There is indeed such a thing as collective responsibility. There are, however, conditions for justified ascription of collective responsibility, and it is at this point that I can do no better than look to the principles articulated by political philosopher John Kekes, upon whom I will rely for the rest of this article.[1] My purpose is to carefully consider these conditions in order to test some of these claims.

The following are nine conditions that Kekes argues are required for the justified ascription of collective responsibility:

1. Agents are held morally responsible for actions, thus deserving of moral praise or blame.

2. The agents neither performed nor had control over the performance of the actions for which they are held responsible.

3. The actions were performed by other agents who belonged or belong to the same group as the agents who are held responsible.

4. The agents' moral responsibility for the actions of others derives from their joint membership in the same group.

5. The group to which the agents belong is moral.

6. The actions for which the agents are held responsible are part of the characteristic activities of the moral group.

7. The agents have identified with the moral group.

8. The agents' identification with the moral group is enduring.

9. If the agents had been in the place of the actual agent, they would have done what the actual agent did.

In terms of ascribing collective responsibility to white people for the injustices that black people have suffered in the past (i.e., slavery, systemic racism, racial profiling, etc.) and calling on white people to make individual reparations to black people (as Michael Eric Dyson does), the fifth condition is particularly relevant, namely that "the group to which the agents belong is moral". This condition poses a problem for identity politics, because being white (Caucasian) does not constitute membership in a moral group - neither does being Hispanic, gay/lesbian, or female, etc.
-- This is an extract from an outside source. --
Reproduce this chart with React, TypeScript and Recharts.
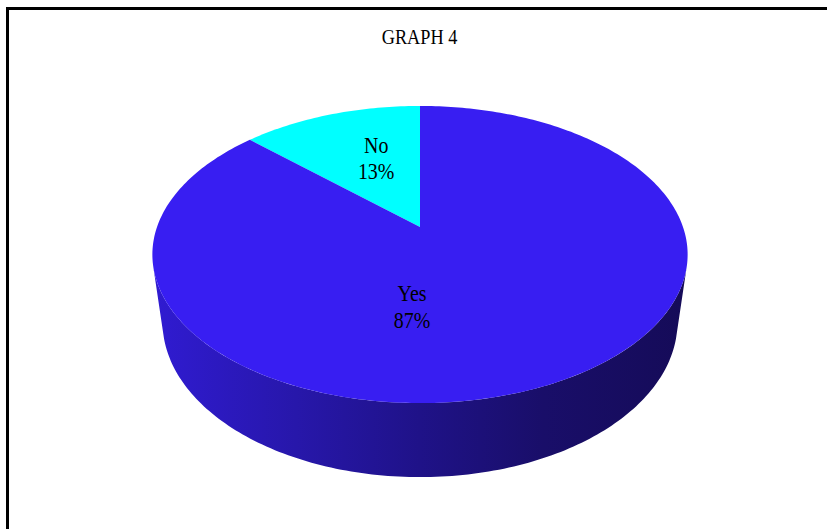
import React from 'react';
import { PieChart, Pie } from 'recharts';

// Survey answers
const categories = ['No', 'Yes'];
const responses = [13, 87];
const sliceColors = ['#00FFFF', '#381EF2'];
const chartTitle = 'GRAPH 4';

const pieData = categories.map((name, i) => ({ name, value: responses[i], fill: sliceColors[i] }));

const W = 827;
const H = 529;
const CX = 420;
const CY = 227;
const RADIUS = 263;

// Simple pinhole camera looking down on the disc
const TILT = (33.06 * Math.PI) / 180;
const DIST = 4.525;
const THICK = 0.317;
const FONT = '"Liberation Serif", "Times New Roman", serif';
const SQUEEZE = 0.83;

// Label placement inside the top face (radius fraction, angle nudge)
const labelSpot: Record<string, { r: number; turn: number }> = {
  No: { r: 0.55, turn: -4 },
  Yes: { r: 0.51, turn: -26.5 },
};

// Shading across the side wall, left (lit) to right (shaded)
const wallStops = [
  { o: 0, c: '#301BD2' },
  { o: 0.27, c: '#2717AA' },
  { o: 0.5, c: '#1F1288' },
  { o: 0.73, c: '#190E69' },
  { o: 1, c: '#150B58' },
];

function project(cx: number, cy: number, r: number, angle: number, level: number, frac = 1): [number, number] {
  const rad = (angle * Math.PI) / 180;
  const u = frac * Math.cos(rad);
  const v = -frac * Math.sin(rad);
  const depth = DIST - level * Math.sin(TILT) - v * Math.cos(TILT);
  const sy = level * Math.cos(TILT) - v * Math.sin(TILT);
  const f = r * DIST;
  return [cx + (f * u) / depth, cy - (f * sy) / depth];
}

function arcPoints(cx: number, cy: number, r: number, a0: number, a1: number, level: number) {
  const pts: [number, number][] = [];
  const steps = Math.max(2, Math.ceil(Math.abs(a1 - a0)));
  for (let i = 0; i <= steps; i++) {
    pts.push(project(cx, cy, r, a0 + ((a1 - a0) * i) / steps, level));
  }
  return pts;
}

const toPath = (pts: [number, number][]) =>
  pts.map((p, i) => `${i ? 'L' : 'M'}${p[0].toFixed(2)},${p[1].toFixed(2)}`).join('') + 'Z';

function TopShape(props: any) {
  const { cx, cy, outerRadius, startAngle, endAngle, fill } = props;
  const pts: [number, number][] = [[cx, cy], ...arcPoints(cx, cy, outerRadius, startAngle, endAngle, 0)];
  return <path d={toPath(pts)} fill={fill} stroke="none" />;
}

function WallShape(props: any) {
  const { cx, cy, outerRadius, startAngle, endAngle, index } = props;
  const lo = Math.min(startAngle, endAngle);
  const hi = Math.max(startAngle, endAngle);
  const edge = (Math.asin(1 / (DIST * Math.cos(TILT))) * 180) / Math.PI;
  const pieces: string[] = [];
  for (let k = -1; k <= 2; k++) {
    const a = 180 + edge + 360 * k;
    const b = 360 - edge + 360 * k;
    const s = Math.max(lo, a);
    const e = Math.min(hi, b);
    if (e > s) {
      const top = arcPoints(cx, cy, outerRadius, s, e, 0);
      const bottom = arcPoints(cx, cy, outerRadius, e, s, -THICK);
      pieces.push(toPath([...top, ...bottom]));
    }
  }
  if (!pieces.length) return <g />;
  const id = `wall-shade-${index}`;
  return (
    <g>
      <defs>
        <linearGradient id={id} gradientUnits="userSpaceOnUse" x1={cx - outerRadius * 1.02} y1={0} x2={cx + outerRadius * 1.02} y2={0}>
          {wallStops.map((s) => (
            <stop key={s.o} offset={s.o} stopColor={s.c} />
          ))}
        </linearGradient>
      </defs>
      {pieces.map((d, i) => (
        <path key={i} d={d} fill={`url(#${id})`} stroke="none" />
      ))}
    </g>
  );
}

function renderLabel(props: any) {
  const { cx, cy, outerRadius, midAngle, name, percent } = props;
  const spot = labelSpot[name] || { r: 0.55, turn: 0 };
  const [x, y] = project(cx, cy, outerRadius, midAngle + spot.turn, 0, spot.r);
  return (
    <g transform={`translate(${x},${y}) scale(${SQUEEZE},1)`}>
      <text textAnchor="middle" fontFamily={FONT} fontSize={24} fill="#000">
        <tspan x={0} y={-6.5}>{name}</tspan>
        <tspan x={0} y={20}>{`${Math.round(percent * 100)}%`}</tspan>
      </text>
    </g>
  );
}

const noMargin = { top: 0, right: 0, bottom: 0, left: 0 };

export default function App() {
  return (
    <div style={{ position: 'absolute', left: 0, top: 0, width: W, height: H, background: '#fff', overflow: 'hidden' }}>
      <div
        style={{
          position: 'absolute',
          left: 6,
          top: 7,
          width: W - 6,
          height: H - 7,
          borderTop: '3px solid #000',
          borderLeft: '3px solid #000',
          boxSizing: 'border-box',
        }}
      />
      <svg width={W} height={H} style={{ position: 'absolute', left: 0, top: 0 }}>
        <g transform={`translate(419.5,44) scale(${SQUEEZE},1)`}>
          <text textAnchor="middle" fontFamily={FONT} fontSize={22} fill="#000">
            {chartTitle}
          </text>
        </g>
      </svg>
      <div style={{ position: 'absolute', left: 0, top: 0 }}>
        <PieChart width={W} height={H} margin={noMargin}>
          <Pie
            data={pieData}
            dataKey="value"
            nameKey="name"
            cx={CX}
            cy={CY}
            outerRadius={RADIUS}
            startAngle={90}
            endAngle={450}
            stroke="none"
            isAnimationActive={false}
            labelLine={false}
            shape={WallShape}
          />
          <Pie
            data={pieData}
            dataKey="value"
            nameKey="name"
            cx={CX}
            cy={CY}
            outerRadius={RADIUS}
            startAngle={90}
            endAngle={450}
            stroke="none"
            isAnimationActive={false}
            labelLine={false}
            label={renderLabel}
            shape={TopShape}
          />
        </PieChart>
      </div>
    </div>
  );
}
The Catholic Church, on the other hand, is a moral group, and so too is a nation like the United States of America, which is a political entity.

The sixth condition is also particularly relevant in the context of identity politics: "The actions for which the agents are held responsible are part of the characteristic activities of the moral group; for there are no characteristic activities of "white people" (Caucasian). It would be absurd to ask how "white" people act, whether they are religious, or virtuous, whether they are conservative or liberal, athletic or artistic, etc., nor are there characteristic activities of persons who are gay/lesbian - the latter can be religious and celibate, or religious and non-celibate, non-religious, married, promiscuous or monogamous, kind, unkind, bitter, resentful, or joyful and warm in their behavior towards others, etc. But there are characteristic activities of America considered as a single nation, and there are characteristic activities of the Catholic Church, as there are characteristic activities of the Klu Klux Klan, etc. If one were to ask what it means to be a member of the Catholic Church, one could say that being a Catholic involves going to Mass regularly, confession periodically, daily prayer, etc. Although the persecution and deliberate killing of "heretics" is part of the Church's legacy, it is not a characteristic activity of the Church, for it is not part and parcel of what it means to be a faithful Catholic; in fact, it is inconsistent with what it means to be a follower of Christ. Most importantly, racism or the enslaving of one's fellow man is not a characteristic activity of being white.
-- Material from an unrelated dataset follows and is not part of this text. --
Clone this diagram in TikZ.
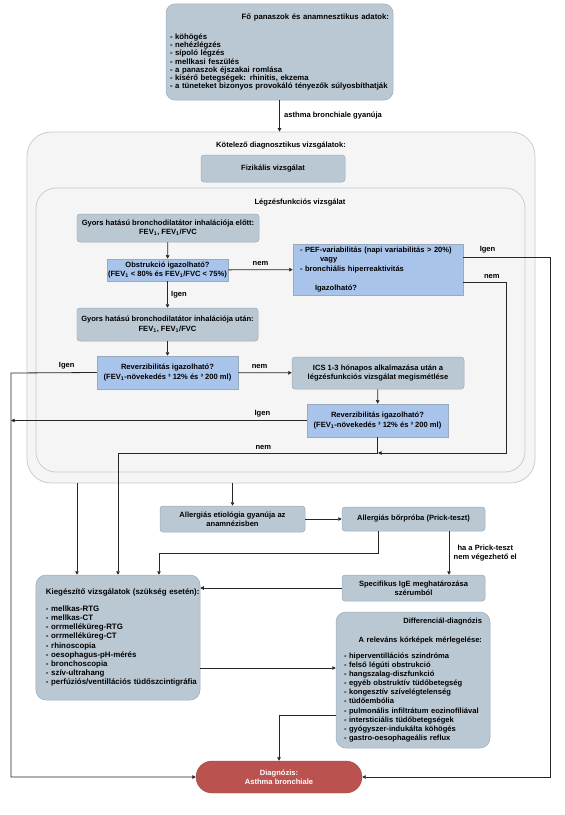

The seventh condition is also relevant for this discussion: "The agents have identified with the moral group". Practicing Catholics and patriotic Americans identify with the moral group to which they belong, whereas fallen away Catholics, for example, may not; nor do those who have renounced their U.S. citizenship. However, "white" is not a morally homogeneous group that one can choose to identify with - it is not even a moral group.

The final condition is especially relevant for this discussion: "If the agents had been in the place of the actual agent, they would have done what the actual agent did." What this means is that if the present-day agents, such as the Pope and College of Cardinals, with the values, principles, dispositions and commitments which they currently possess, were in the place of the Catholic hierarchy of the High Middle Ages, they would have called for a crusade against the Muslims in Egypt and done as much evil against those in the city of Damietta, for example, as Innocent III, Cardinal Pelagius and the Crusaders did at the time. This is obviously not the case. If, however, current members of the Klu Klux Klan were in the place of the actual agent(s) who in the late 19th century engaged in cross burnings and other acts of terror, would these engage in cross burnings and other acts of terror? Who would doubt it?
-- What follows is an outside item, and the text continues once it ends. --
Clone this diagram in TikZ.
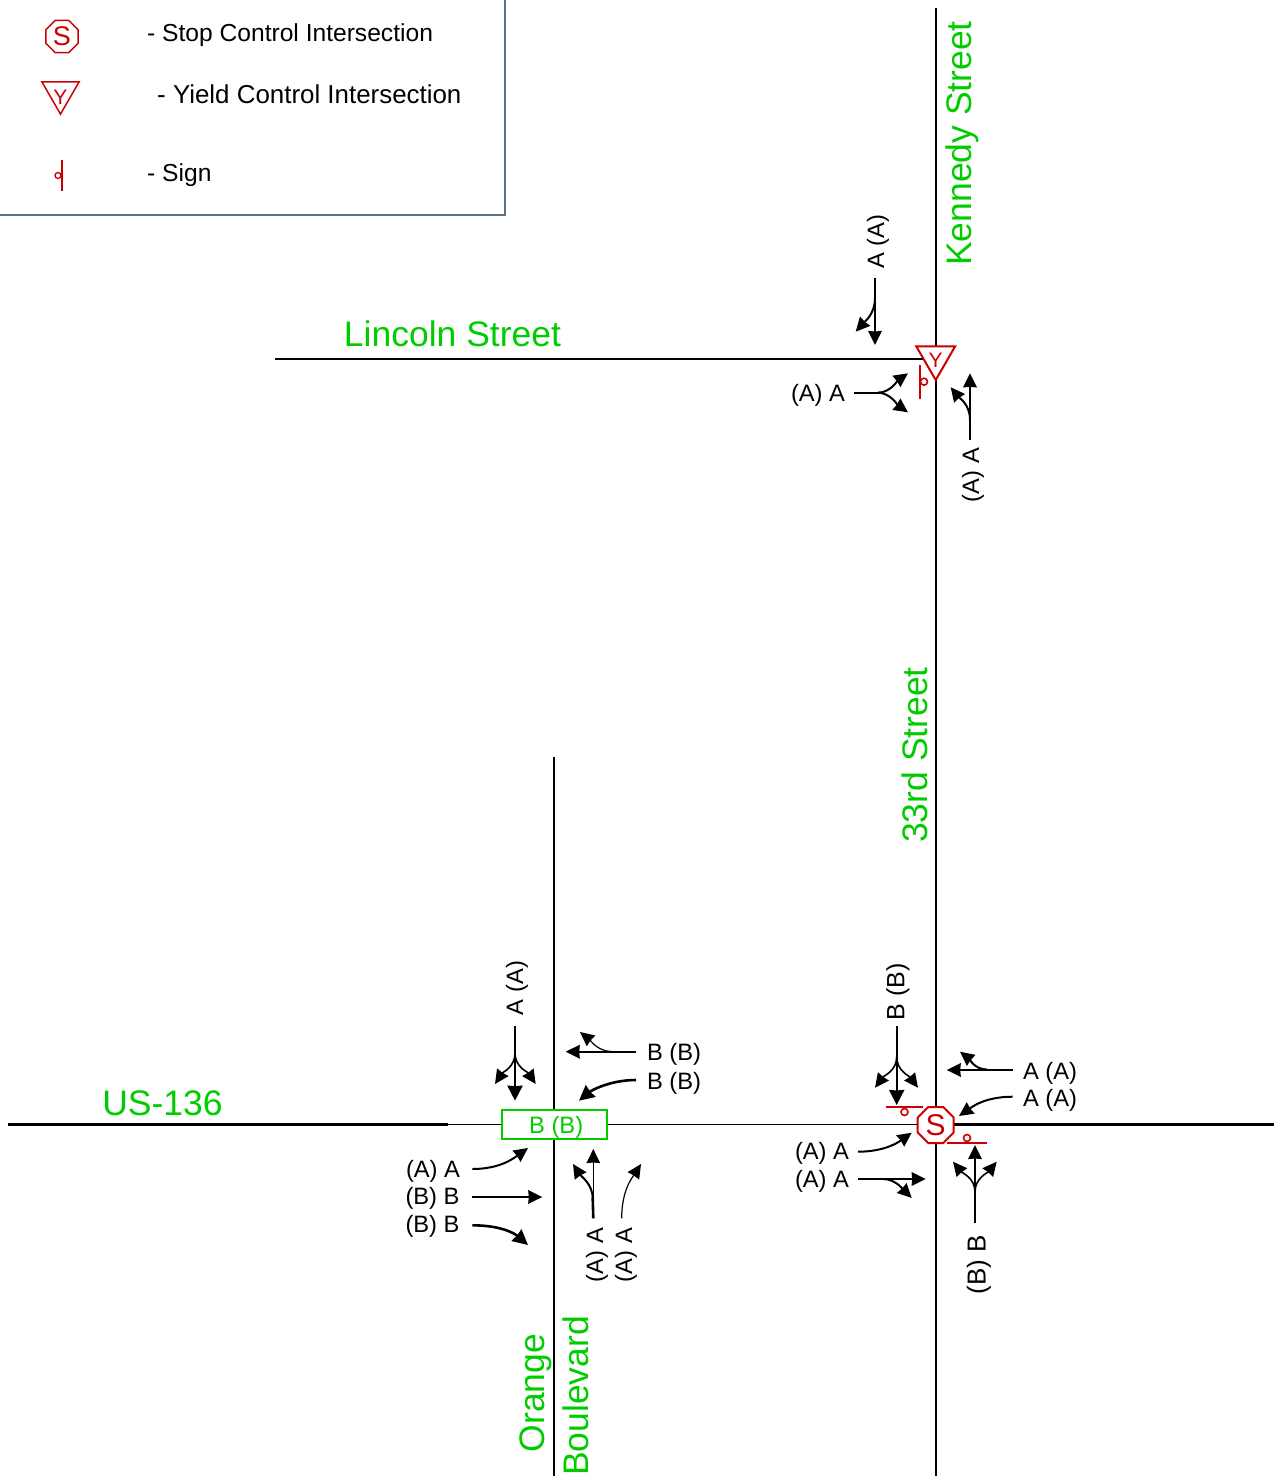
\documentclass[tikz,border=0pt]{standalone}
\usepackage{fontspec}
\usepackage{xcolor}
\setmainfont{Liberation Sans}
\usetikzlibrary{arrows.meta, positioning, shapes.geometric}
\definecolor{signred}{HTML}{CC0000}
\definecolor{roadgreen}{HTML}{00CC00}
\definecolor{legendedge}{HTML}{5F7086}

\begin{document}
\begin{tikzpicture}[
      x=1pt, y=-1pt,
      road/.style={draw=black, line width=1.4pt},
      majorroad/.style={draw=black, line width=2.4pt},
      roadname/.style={text=roadgreen, inner sep=0pt, font=\fontsize{35.5}{36}\selectfont},
      lane/.style={inner sep=0pt, font=\fontsize{23.7}{24}\selectfont},
      legendtext/.style={inner sep=0pt, anchor=west, font=\fontsize{24.6}{26}\selectfont},
      flow/.style={-{Stealth[inset=0.5pt,length=14pt,width=13.5pt]}, line width=2pt},
      bigflow/.style={-{Stealth[inset=0.5pt,length=15pt,width=15pt]}, line width=2.4pt},
      thinflow/.style={-{Stealth[inset=0.5pt,length=14pt,width=13.5pt]}, line width=1.2pt},
      signbar/.style={draw=signred, line width=2pt},
      signdot/.style={draw=signred, line width=1.6pt, circle, inner sep=0pt, minimum size=7pt},
      stopsign/.style={draw=signred, line width=2pt, fill=white, regular polygon, regular polygon sides=8, inner sep=0pt, text=signred},
      yieldsign/.style={draw=signred, line width=2pt, fill=white, regular polygon, regular polygon sides=3, shape border rotate=180, inner sep=0pt, text=signred}
    ]
      \useasboundingbox (0,0) rectangle (1282,1476);

      \coordinate (legendtop) at (505,0);
      \coordinate (legendcorner) at (505,215);
      \coordinate (legendleft) at (0,215);
      \draw[legendedge, line width=2.2pt] (legendtop) -- (legendcorner) -- (legendleft);

      \node[stopsign, minimum size=35pt, line width=1.5pt, font=\fontsize{27}{27}\selectfont] (legendstop) at (62,36.5) {S};
      \node[yieldsign, minimum size=43pt, line width=1.5pt, font=\fontsize{21}{21}\selectfont] (legendyield) at (60.5,92.6) {\raisebox{-11.5pt}[0pt][0pt]{Y}};
      \coordinate (legendsigntop) at (62,160);
      \coordinate (legendsignend) at (62,191);
      \draw[signbar, line width=1.6pt] (legendsigntop) -- (legendsignend);
      \node[signdot, minimum size=6pt, line width=1.3pt] (legenddot) at (58,175.5) {};
      \node[legendtext] (stoptext) at (147,35) {- Stop Control Intersection};
      \node[legendtext, font=\fontsize{25.9}{26}\selectfont] (yieldtext) at (157,94) {- Yield Control Intersection};
      \node[legendtext] (signtext) at (147,175) {- Sign};

      \coordinate (kennedytop) at (936,8);
      \coordinate (kennedybase) at (936,1476);
      \coordinate (lincolnend) at (275,359);
      \coordinate (lincolnjoin) at (936,359);
      \coordinate (orangetop) at (554,757);
      \coordinate (orangebase) at (554,1476);
      \coordinate (usleft) at (8,1124.5);
      \coordinate (usthin) at (448,1124.5);
      \coordinate (usjoin) at (936,1124.5);
      \coordinate (usright) at (1274,1124.5);
      \draw[road] (kennedytop) -- (kennedybase);
      \draw[road] (lincolnend) -- (lincolnjoin);
      \draw[road] (orangetop) -- (orangebase);
      \draw[majorroad] (usleft) -- (usthin);
      \draw[road] (usthin) -- (usjoin);
      \draw[majorroad] (usjoin) -- (usright);

      \node[roadname, rotate=90] (kennedy) at (962.5,143.5) {Kennedy Street};
      \node[roadname] (lincoln) at (452.5,334) {Lincoln Street};
      \node[roadname, rotate=90] (thirdrd) at (915,755) {33rd Street};
      \node[roadname] (ustext) at (162.5,1103) {US-136};
      \node[roadname, rotate=90] (orange) at (536,1393) {Orange};
      \node[roadname, rotate=90] (boulevard) at (576,1396) {Boulevard};

      \node[yieldsign, minimum size=45pt, font=\fontsize{21}{21}\selectfont] (yield) at (935.7,357.5) {\raisebox{-10pt}[0pt][0pt]{Y}};
      \coordinate (yieldbartop) at (920,365);
      \coordinate (yieldbarend) at (920,399);
      \draw[signbar] (yieldbartop) -- (yieldbarend);
      \node[signdot] (yielddot) at (924,381.7) {};

      \node[stopsign, minimum size=39pt, font=\fontsize{30}{30}\selectfont] (stop) at (935.7,1125) {S};
      \coordinate (stopbarnwa) at (886,1107);
      \coordinate (stopbarnwb) at (923,1107);
      \coordinate (stopbarsea) at (947,1143);
      \coordinate (stopbarseb) at (987,1143);
      \draw[signbar] (stopbarnwa) -- (stopbarnwb);
      \draw[signbar] (stopbarsea) -- (stopbarseb);
      \node[signdot] (stopdotnw) at (904.5,1112) {};
      \node[signdot] (stopdotse) at (967,1138) {};

      \node[draw=roadgreen, line width=1.8pt, fill=white, text=roadgreen, inner sep=0pt, minimum width=105pt, minimum height=29pt, font=\fontsize{23.7}{24}\selectfont] (signal) at (554.2,1124.5) {\raisebox{-8.5pt}[0pt][0pt]{\hspace*{4pt}B (B)}};

      \node[lane, rotate=90] (kensouth) at (878,242) {A (A)};
      \coordinate (kena) at (875,278);
      \coordinate (kenb) at (875,345);
      \coordinate (kenc) at (875,298);
      \coordinate (kend) at (855.7,331.7);
      \draw[flow] (kena) -- (kenb);
      \draw[flow] (kenc) .. controls +(0,16) and +(9,-10) .. (kend);

      \node[lane] (linceast) at (818,395) {(A) A};
      \coordinate (linca) at (854,392.7);
      \coordinate (lincb) at (878,392.7);
      \coordinate (lincc) at (908,373.3);
      \coordinate (lincd) at (908,412.3);
      \draw[line width=2pt] (linca) -- (lincb);
      \draw[flow] (lincb) .. controls +(12,0) and +(-10,7) .. (lincc);
      \draw[flow] (lincb) .. controls +(12,0) and +(-10,-7) .. (lincd);

      \node[lane, rotate=90] (kennorth) at (973,475) {(A) A};
      \coordinate (nbka) at (970,440);
      \coordinate (nbkb) at (970,373.3);
      \coordinate (nbkc) at (970,420);
      \coordinate (nbkd) at (950.7,387.3);
      \draw[flow] (nbka) -- (nbkb);
      \draw[flow] (nbkc) .. controls +(0,-16) and +(8,10) .. (nbkd);

      \node[lane, rotate=90] (orsouth) at (517,988) {A (A)};
      \coordinate (orsa) at (515,1026);
      \coordinate (orsb) at (515,1100.7);
      \coordinate (orsc) at (515,1053);
      \coordinate (orsd) at (495,1084);
      \coordinate (orse) at (535.7,1084);
      \draw[bigflow] (orsa) -- (orsb);
      \draw[thinflow, line width=1.6pt] (orsc) .. controls +(0,14) and +(8,-12) .. (orsd);
      \draw[thinflow, line width=1.6pt] (orsc) .. controls +(0,14) and +(-8,-12) .. (orse);

      \node[lane] (orwesta) at (674,1054) {B (B)};
      \node[lane] (orwestb) at (674,1083) {B (B)};
      \coordinate (orwa) at (636,1051.7);
      \coordinate (orwb) at (565.7,1051.7);
      \coordinate (orwc) at (611.7,1051.5);
      \coordinate (orwd) at (580,1032);
      \coordinate (orwe) at (636,1080);
      \coordinate (orwf) at (579,1100.7);
      \draw[flow] (orwa) -- (orwb);
      \draw[thinflow] (orwc) .. controls +(-14,0) and +(10,8) .. (orwd);
      \draw[bigflow, line width=2.6pt] (orwe) .. controls +(-26,0) and +(12,-10) .. (orwf);

      \node[lane] (oreasta) at (433,1171) {(A) A};
      \node[lane] (oreastb) at (432.5,1198.5) {(B) B};
      \node[lane] (oreastc) at (432.5,1226.5) {(B) B};
      \coordinate (orea) at (472.3,1169);
      \coordinate (oreb) at (528,1148);
      \coordinate (orec) at (472.3,1197);
      \coordinate (ored) at (542.3,1197);
      \coordinate (oree) at (472.3,1225.3);
      \coordinate (oref) at (528,1245);
      \draw[flow] (orea) .. controls +(28,0) and +(-14,10) .. (oreb);
      \draw[flow] (orec) -- (ored);
      \draw[bigflow, line width=2.6pt] (oree) .. controls +(28,0) and +(-14,-12) .. (oref);

      \node[lane, rotate=90] (ornortha) at (597,1255) {(A) A};
      \node[lane, rotate=90] (ornorthb) at (626,1255) {(A) A};
      \coordinate (orna) at (593.3,1218.3);
      \coordinate (ornb) at (593.3,1149);
      \coordinate (ornc) at (592.7,1198);
      \coordinate (ornd) at (573,1164);
      \coordinate (orne) at (621.7,1218.3);
      \coordinate (ornf) at (641,1164);
      \draw[thinflow] (orna) -- (ornb);
      \draw[line width=2.6pt] (orna) -- (ornc);
      \draw[flow] (ornc) .. controls +(0,-14) and +(7,11) .. (ornd);
      \draw[thinflow] (orne) .. controls +(0,-28) and +(-9,14) .. (ornf);

      \node[lane, rotate=90, font=\fontsize{25}{25}\selectfont] (thirdsouth) at (898,992) {B (B)};
      \coordinate (tsa) at (896.7,1026);
      \coordinate (tsb) at (896.7,1105);
      \coordinate (tsc) at (896.7,1056.7);
      \coordinate (tsd) at (875,1087.7);
      \coordinate (tse) at (918,1087.7);
      \draw[bigflow] (tsa) -- (tsb);
      \draw[flow, line width=1.6pt] (tsc) .. controls +(0,14) and +(9,-12) .. (tsd);
      \draw[flow, line width=1.6pt] (tsc) .. controls +(0,14) and +(-9,-12) .. (tse);

      \node[lane] (uswesta) at (1050,1073) {A (A)};
      \node[lane] (uswestb) at (1050,1100) {A (A)};
      \coordinate (uwa) at (1012.7,1070);
      \coordinate (uwb) at (946.7,1070);
      \coordinate (uwc) at (986.7,1069.5);
      \coordinate (uwd) at (960,1051.7);
      \coordinate (uwe) at (1012.7,1096.7);
      \coordinate (uwf) at (959,1116);
      \draw[flow] (uwa) -- (uwb);
      \draw[flow] (uwc) .. controls +(-12,0) and +(9,7) .. (uwd);
      \draw[flow] (uwe) .. controls +(-28,0) and +(13,-9) .. (uwf);

      \node[lane] (useasta) at (822,1153.5) {(A) A};
      \node[lane] (useastb) at (822,1181.5) {(A) A};
      \coordinate (uea) at (858,1151.7);
      \coordinate (ueb) at (911.7,1132.7);
      \coordinate (uec) at (858,1179);
      \coordinate (ued) at (925.7,1179);
      \coordinate (uee) at (883,1179);
      \coordinate (uef) at (911.7,1198);
      \draw[flow] (uea) .. controls +(26,0) and +(-14,10) .. (ueb);
      \draw[flow] (uec) -- (ued);
      \draw[flow] (uee) .. controls +(12,0) and +(-9,-9) .. (uef);

      \node[lane, rotate=90, font=\fontsize{26}{26}\selectfont] (thirdnorth) at (979,1265) {(B) B};
      \coordinate (tna) at (975,1222.7);
      \coordinate (tnb) at (975,1145);
      \coordinate (tnc) at (975,1192);
      \coordinate (tnd) at (953,1161.7);
      \coordinate (tne) at (996.7,1161.7);
      \draw[flow] (tna) -- (tnb);
      \draw[flow, line width=1.6pt] (tnc) .. controls +(0,-14) and +(9,11) .. (tnd);
      \draw[flow, line width=1.6pt] (tnc) .. controls +(0,-14) and +(-9,11) .. (tne);
    \end{tikzpicture}
\end{document}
And so we can ask the question: is America collectively responsible for past injustices, such as the discrimination of blacks? In light of the conditions articulated above, Kekes convincingly argues that it is not; for the sixth condition is not met. He writes:

...it is certainly true that past discrimination had a direct influence on the welfare of its victims, but it is not true that discrimination has expressed the central values of American society. Discrimination against blacks and women has been widespread, but so has been oppositions to it. Such opposition has resulted, among other things, in the Civil War, the Nineteenth Amendment to the Constitution, and the Civil Rights Act, none of which would have been possible without extensive popular support. Moreover, the most powerful argument used by opponents of discrimination has always been that it violates the central values of American society as expressed by the Constitution and the Bill of Rights.

...it is not true that discrimination has ever expressed central American values or that all or, most Americans have identified with the moral group whose members characteristically discriminated against blacks and women. To deny this does grave injustice to the memory of those countless Americans, mostly white males, who publicly condemned both discrimination and its practitioners; who, in their private lives, quietly, decently, and spontaneously treated blacks as women on their merits; and who brought about the political and moral changes that have made discrimination unacceptable.[2]

Identity politics involves, among other things, a categorical error; it confuses moral categories with categories that are entirely outside the moral domain. A nation is a moral agent as is an individual person, but "Caucasian" is not, nor is female, male, Hispanic, etc. To even feel one has to pay a black teenager double the price one would pay a white teenager for mowing one's lawn, in order to do one's part in making restitution for the sufferings of black people in the past, is to experience a false sense of responsibility. That certain proponents of identity politics have called for such things only shows how far some have drifted from Martin Luther King's dream that his four children "will one day live in a nation where they will not be judged by the color of their skin, but by the content of their character."